From a construction perspective, energy storage could be seen as a threat to big projects in the future. But it could have other benefits, indusry experts say. While a large substation might not be built, battery storage could “end up distributing the solution” by strategically relieving stress at a variety of choke points, says Frank Jakob, senior project manager for renewable energy and energy storage at Black & Veatch. “Battery storage is to the traditional utility what Uber is to the taxi industry,” says Jakob. “If you don’t adapt, you will be left behind.”

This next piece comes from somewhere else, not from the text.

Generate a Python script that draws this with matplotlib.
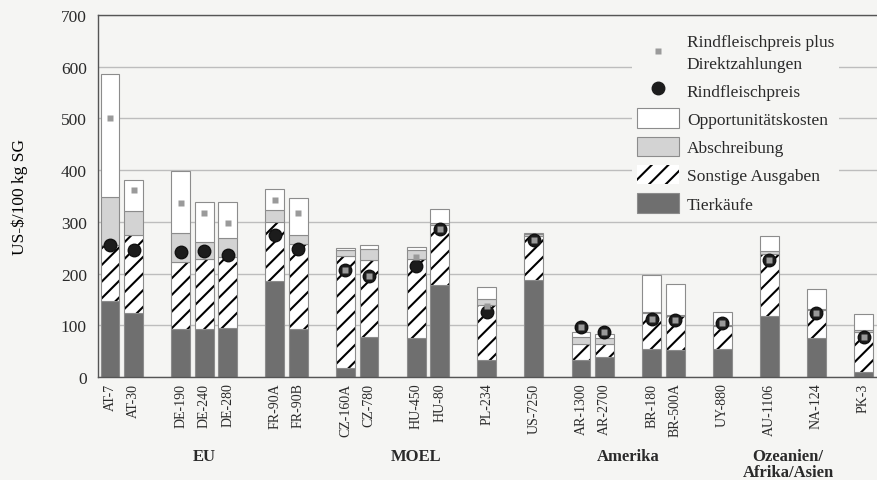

B&V is pursuing several requests for proposals in Arizona, California and Nevada that seek large energy storage projects to defer more costly investments or to extend the capabilities of wind or solar projects.
Mortenson Construction also is responding to the changes in the market. The Minneapolis contractor moved into renewable energy decades ago, and, in November 2015, entered the storage business. “It was a logical step,” says Brent Bergland, who heads the storage division. Mortenson is a contractor for Panasonic’s operations center in Denver that combines a solar power system with an energy storage device that will anchor a microgrid for Panasonic and serve a neighboring transit hub.
Bergland says projects pairing solar and storage are crossing his desk on a regular basis now, particularly in the desert Southwest—and they are getting larger, from 100 MWh to 400 MWh, as solar power installations continue to grow.
Most of those projects are pairing storage with solar power to meet California regulations aimed at alleviating the “duck curve” problem that occurs when solar power output drops off sharply in the evening, creating a sudden need for fast-responding power sources.
Manufacturers are also responding to that need with companies such as General Electric and Siemens developing fast ramping turbines. They also have begun marketing “hybrid” power plants that pair power generation and energy storage. “Hybrid plants are going to be become much more the norm,” says GTM analyst Finn-Foley. “Utilities are looking for more flexibility,” adds Bergland. “The logical candidate is storage.”